Required task: Reproduce the listing exactly, with no pictures in your copy.

Data shown:
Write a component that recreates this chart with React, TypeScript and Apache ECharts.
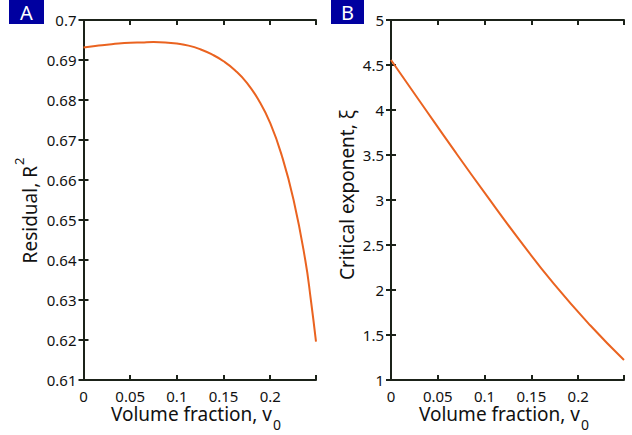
import React, { useEffect, useRef } from "react";
import * as echarts from "echarts";

// Panel A: residual R^2 vs volume fraction v0
const volumeA = [0, 0.0125, 0.025, 0.0375, 0.05, 0.0625, 0.075, 0.0875, 0.1, 0.1125, 0.125, 0.1375, 0.15, 0.1625, 0.175, 0.1875, 0.2, 0.2125, 0.225, 0.2375, 0.2435, 0.249];
const residual = [0.6931, 0.6935, 0.6938, 0.6941, 0.6943, 0.6944, 0.6945, 0.6944, 0.6941, 0.6936, 0.6927, 0.6914, 0.6897, 0.6874, 0.6843, 0.68, 0.6742, 0.666, 0.655, 0.64, 0.63, 0.6196];

// Panel B: critical exponent xi vs volume fraction v0
const volumeB = [0, 0.0311, 0.0668, 0.1025, 0.1382, 0.1739, 0.2131, 0.249];
const exponent = [4.555, 4.092, 3.562, 3.045, 2.543, 2.07, 1.605, 1.222];

const xMin = 0;
const xMax = 0.249;
const xStep = 0.05;
const yA = { min: 0.61, max: 0.7, step: 0.01 };
const yB = { min: 1, max: 5, step: 0.5 };

const FONT = "Noto Sans";
const AXIS = "#1b2219";
const LINE = "#ea6320";
const NAVY = "#0000a0";
const TXT = "#111";

export default function App() {
  const ref = useRef<HTMLDivElement>(null);
  useEffect(() => {
    if (!ref.current) return;
    const chart = echarts.init(ref.current, undefined, { renderer: "svg" });

    const axisLine = { show: true, lineStyle: { color: AXIS, width: 2 } };
    const tick = { show: true, inside: true, length: 5, lineStyle: { color: AXIS, width: 2 } };
    const lab = { color: TXT, fontFamily: FONT, fontSize: 15, lineHeight: 15 };

    const xAxisFor = (gi: number) => [
      {
        type: "value", gridIndex: gi, position: "bottom", min: xMin, max: xMax, interval: xStep,
        axisLine, axisTick: tick, splitLine: { show: false },
        axisLabel: { ...lab, margin: 8, formatter: (v: number) => (v > 0.21 ? "" : String(v)) },
      },
      {
        type: "value", gridIndex: gi, position: "top", min: xMin, max: xMax, interval: xStep,
        axisLine, axisTick: tick, splitLine: { show: false }, axisLabel: { show: false },
      },
    ];
    const yAxisFor = (gi: number, r: { min: number; max: number; step: number }) => [
      {
        type: "value", gridIndex: gi, position: "left", min: r.min, max: r.max, interval: r.step,
        axisLine, axisTick: tick, splitLine: { show: false },
        axisLabel: { ...lab, margin: 7 },
      },
      {
        type: "value", gridIndex: gi, position: "right", min: r.min, max: r.max, interval: r.step,
        axisLine, axisTick: tick, splitLine: { show: false }, axisLabel: { show: false },
      },
    ];

    const txt = (x: number, y: number, text: string, size: number, align: string, rotation = 0, fill = TXT) => ({
      type: "text", x, y, rotation,
      style: { text, fill, font: `${size}px ${FONT}`, align, verticalAlign: "middle", lineHeight: size },
    });

    chart.setOption({
      animation: false,
      backgroundColor: "#fff",
      grid: [
        { left: 83.5, top: 20, width: 232.5, height: 360 },
        { left: 391, top: 20, width: 233, height: 360 },
      ],
      xAxis: [...xAxisFor(0), ...xAxisFor(1)],
      yAxis: [...yAxisFor(0, yA), ...yAxisFor(1, yB)],
      series: [
        {
          type: "line", xAxisIndex: 0, yAxisIndex: 0, showSymbol: false, smooth: 0.5,
          lineStyle: { color: LINE, width: 2 },
          data: volumeA.map((v, i) => [v, residual[i]]),
        },
        {
          type: "line", xAxisIndex: 2, yAxisIndex: 2, showSymbol: false, smooth: 0.5,
          lineStyle: { color: LINE, width: 2 },
          data: volumeB.map((v, i) => [v, exponent[i]]),
        },
      ],
      graphic: [
        { type: "rect", shape: { x: 9, y: 0, width: 35, height: 24 }, style: { fill: NAVY } },
        txt(26.5, 12.5, "A", 20, "center", 0, "#fff"),
        { type: "rect", shape: { x: 331, y: 0, width: 33, height: 24 }, style: { fill: NAVY } },
        txt(347.5, 12.5, "B", 20, "center", 0, "#fff"),
        // y-axis names (rotated)
        txt(30, 166, "Residual, R", 19, "right", Math.PI / 2),
        txt(19, 165, "2", 13, "left", Math.PI / 2),
        txt(347, 195, "Critical exponent, ξ", 19, "center", Math.PI / 2),
        // x-axis names with subscript
        txt(272, 414, "Volume fraction, v", 19, "right"),
        txt(273, 424, "0", 14, "left"),
        txt(580, 414, "Volume fraction, v", 19, "right"),
        txt(581, 424, "0", 14, "left"),
      ],
    });
    return () => chart.dispose();
  }, []);
  return <div ref={ref} style={{ position: "fixed", left: 0, top: 0, width: 632, height: 435 }} />;
}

Response:
Write a component that recreates this chart with React, TypeScript and Apache ECharts.
import React, { useEffect, useRef } from "react";
import * as echarts from "echarts";

// Panel A: residual R^2 vs volume fraction v0
const volumeA = [0, 0.0125, 0.025, 0.0375, 0.05, 0.0625, 0.075, 0.0875, 0.1, 0.1125, 0.125, 0.1375, 0.15, 0.1625, 0.175, 0.1875, 0.2, 0.2125, 0.225, 0.2375, 0.2435, 0.249];
const residual = [0.6931, 0.6935, 0.6938, 0.6941, 0.6943, 0.6944, 0.6945, 0.6944, 0.6941, 0.6936, 0.6927, 0.6914, 0.6897, 0.6874, 0.6843, 0.68, 0.6742, 0.666, 0.655, 0.64, 0.63, 0.6196];

// Panel B: critical exponent xi vs volume fraction v0
const volumeB = [0, 0.0311, 0.0668, 0.1025, 0.1382, 0.1739, 0.2131, 0.249];
const exponent = [4.555, 4.092, 3.562, 3.045, 2.543, 2.07, 1.605, 1.222];

const xMin = 0;
const xMax = 0.249;
const xStep = 0.05;
const yA = { min: 0.61, max: 0.7, step: 0.01 };
const yB = { min: 1, max: 5, step: 0.5 };

const FONT = "Noto Sans";
const AXIS = "#1b2219";
const LINE = "#ea6320";
const NAVY = "#0000a0";
const TXT = "#111";

export default function App() {
  const ref = useRef<HTMLDivElement>(null);
  useEffect(() => {
    if (!ref.current) return;
    const chart = echarts.init(ref.current, undefined, { renderer: "svg" });

    const axisLine = { show: true, lineStyle: { color: AXIS, width: 2 } };
    const tick = { show: true, inside: true, length: 5, lineStyle: { color: AXIS, width: 2 } };
    const lab = { color: TXT, fontFamily: FONT, fontSize: 15, lineHeight: 15 };

    const xAxisFor = (gi: number) => [
      {
        type: "value", gridIndex: gi, position: "bottom", min: xMin, max: xMax, interval: xStep,
        axisLine, axisTick: tick, splitLine: { show: false },
        axisLabel: { ...lab, margin: 8, formatter: (v: number) => (v > 0.21 ? "" : String(v)) },
      },
      {
        type: "value", gridIndex: gi, position: "top", min: xMin, max: xMax, interval: xStep,
        axisLine, axisTick: tick, splitLine: { show: false }, axisLabel: { show: false },
      },
    ];
    const yAxisFor = (gi: number, r: { min: number; max: number; step: number }) => [
      {
        type: "value", gridIndex: gi, position: "left", min: r.min, max: r.max, interval: r.step,
        axisLine, axisTick: tick, splitLine: { show: false },
        axisLabel: { ...lab, margin: 7 },
      },
      {
        type: "value", gridIndex: gi, position: "right", min: r.min, max: r.max, interval: r.step,
        axisLine, axisTick: tick, splitLine: { show: false }, axisLabel: { show: false },
      },
    ];

    const txt = (x: number, y: number, text: string, size: number, align: string, rotation = 0, fill = TXT) => ({
      type: "text", x, y, rotation,
      style: { text, fill, font: `${size}px ${FONT}`, align, verticalAlign: "middle", lineHeight: size },
    });

    chart.setOption({
      animation: false,
      backgroundColor: "#fff",
      grid: [
        { left: 83.5, top: 20, width: 232.5, height: 360 },
        { left: 391, top: 20, width: 233, height: 360 },
      ],
      xAxis: [...xAxisFor(0), ...xAxisFor(1)],
      yAxis: [...yAxisFor(0, yA), ...yAxisFor(1, yB)],
      series: [
        {
          type: "line", xAxisIndex: 0, yAxisIndex: 0, showSymbol: false, smooth: 0.5,
          lineStyle: { color: LINE, width: 2 },
          data: volumeA.map((v, i) => [v, residual[i]]),
        },
        {
          type: "line", xAxisIndex: 2, yAxisIndex: 2, showSymbol: false, smooth: 0.5,
          lineStyle: { color: LINE, width: 2 },
          data: volumeB.map((v, i) => [v, exponent[i]]),
        },
      ],
      graphic: [
        { type: "rect", shape: { x: 9, y: 0, width: 35, height: 24 }, style: { fill: NAVY } },
        txt(26.5, 12.5, "A", 20, "center", 0, "#fff"),
        { type: "rect", shape: { x: 331, y: 0, width: 33, height: 24 }, style: { fill: NAVY } },
        txt(347.5, 12.5, "B", 20, "center", 0, "#fff"),
        // y-axis names (rotated)
        txt(30, 166, "Residual, R", 19, "right", Math.PI / 2),
        txt(19, 165, "2", 13, "left", Math.PI / 2),
        txt(347, 195, "Critical exponent, ξ", 19, "center", Math.PI / 2),
        // x-axis names with subscript
        txt(272, 414, "Volume fraction, v", 19, "right"),
        txt(273, 424, "0", 14, "left"),
        txt(580, 414, "Volume fraction, v", 19, "right"),
        txt(581, 424, "0", 14, "left"),
      ],
    });
    return () => chart.dispose();
  }, []);
  return <div ref={ref} style={{ position: "fixed", left: 0, top: 0, width: 632, height: 435 }} />;
}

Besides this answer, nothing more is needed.